Abstract
Casing in extreme-temperature sour wells must withstand severe loading, including large temperature excursions, cyclic plastic deformation, and exposure to sour environments. Those conditions lead to synergistic material damage where different degradation mechanisms accelerate one another. Current understanding of synergies between thermo-mechanical loading and sour corrosion-cracking is limited. No industry standard exists for evaluation of tubular materials under such combined loading.

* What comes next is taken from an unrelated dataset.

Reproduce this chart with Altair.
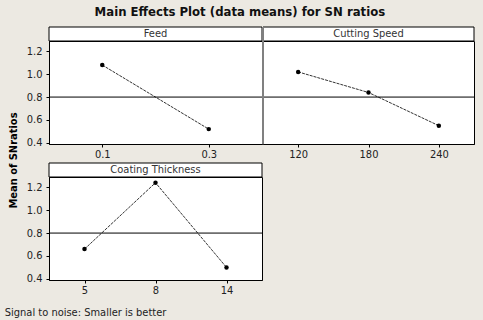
import altair as alt
import pandas as pd

# ---- data ----
feed_levels = ["0.1", "0.3"]
feed_sn = [1.08, 0.52]
speed_levels = ["120", "180", "240"]
speed_sn = [1.02, 0.84, 0.55]
coat_levels = ["5", "8", "14"]
coat_sn = [0.66, 1.24, 0.50]
grand_mean = [0.80]
y_ticks = [0.4, 0.6, 0.8, 1.0, 1.2]
y_domain = [0.39, 1.29]

FONT = "DejaVu Sans Condensed"
PLOT_H = 103
STRIP_H = 14


def panel(name, levels, values, w, show_y, divider=False):
    df = pd.DataFrame({"level": levels, "sn": values})
    x = alt.X(
        "level:O",
        sort=levels,
        scale=alt.Scale(type="point", padding=0.5),
        axis=alt.Axis(title=None, labelAngle=0, tickSize=3, labelPadding=1,
                      domainColor="black", tickColor="black"),
    )
    yscale = alt.Scale(domain=y_domain, nice=False, zero=False)
    if show_y:
        yaxis = alt.Axis(values=y_ticks, format=".1f", title=None, tickSize=3,
                         labelPadding=4, domainColor="black", tickColor="black",
                         grid=False)
    else:
        yaxis = None
    y = alt.Y("sn:Q", scale=yscale, axis=yaxis)
    base = alt.Chart(df)
    line = base.mark_line(color="#333333", strokeWidth=1, strokeDash=[3, 1]).encode(x=x, y=y)
    pts = base.mark_circle(size=20, color="black", opacity=1).encode(x=x, y=y)
    rule = alt.Chart(pd.DataFrame({"m": grand_mean})).mark_rule(
        color="black", strokeWidth=1
    ).encode(y=alt.Y("m:Q", scale=yscale, axis=yaxis))
    sdf = pd.DataFrame({"name": [name]})
    strip = alt.Chart(sdf).mark_rect(fill="white", stroke="black", strokeWidth=1).encode(
        x=alt.value(0), x2=alt.value(w), y=alt.value(-STRIP_H), y2=alt.value(0)
    )
    stext = alt.Chart(sdf).mark_text(font=FONT, fontSize=11, color="#333333",
                                     baseline="middle", align="center").encode(
        text="name:N", x=alt.value(w / 2), y=alt.value(-STRIP_H / 2)
    )
    layers = [line, rule, pts, strip, stext]
    if divider:
        layers.append(
            alt.Chart(sdf).mark_rule(color="#808080", strokeWidth=2).encode(
                x=alt.value(0), y=alt.value(-STRIP_H), y2=alt.value(PLOT_H)
            )
        )
    return alt.layer(*layers).properties(width=w, height=PLOT_H)


feed = panel("Feed", feed_levels, feed_sn, 213, True)
speed = panel("Cutting Speed", speed_levels, speed_sn, 211, False, divider=True)
coat = panel("Coating Thickness", coat_levels, coat_sn, 213, True)

top_row = alt.hconcat(feed, speed, spacing=-2)
inner = alt.vconcat(top_row, coat, spacing=2).properties(
    title=alt.TitleParams("Mean of SNratios", orient="left", anchor="middle",
                          fontSize=11, fontWeight="bold", font=FONT,
                          color="black", offset=7)
)

with_foot = alt.vconcat(inner).properties(
    title=alt.TitleParams("Signal to noise: Smaller is better", orient="bottom",
                          anchor="start", frame="bounds", dx=-3, offset=11,
                          fontSize=11, fontWeight="normal", font=FONT,
                          color="#222222")
)

chart = alt.vconcat(with_foot).properties(
    title=alt.TitleParams("Main Effects Plot (data means) for SN ratios",
                          anchor="middle", fontSize=13, fontWeight="bold",
                          font=FONT, color="#111111", offset=7),
    padding={"left": 4, "top": 5, "right": 8, "bottom": 2},
    background="#ECE9E2",
).configure_view(stroke="black", strokeWidth=1, fill="white").configure_axis(
    labelFont=FONT, labelFontSize=11, labelColor="#222222"
).configure_concat(spacing=0)

chart.save("out.html", embed_options={"renderer": "svg", "actions": False})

The evaluation methodology presented here was developed to assess material performance under combined thermo-mechanical loading and environmental exposure, enable a rigorous selection of materials for extreme-service sour wells, and contribute to thermal well integrity. The development commenced with defining a complex laboratory test (SRT) that closely simulates loading in thermal operations. The SRT was executed on reduced-scale specimens of four OCTG materials, which were ranked according to their ductility loss and observed fracture mechanisms. Those results were compared with several simplified tests to identify dominant synergistic-damage mechanisms; and determine the test complexity required to accurately simulate the synergistic conditions.
While the methodology development is ongoing, this paper presents key results from the SRTs and simplified tests. Rankings based on various tests complexities demonstrates significance of concurrent post-yield loading and sour exposure, and reinforces the need for an assessment methodology that properly simulates these combined loading/exposure effects.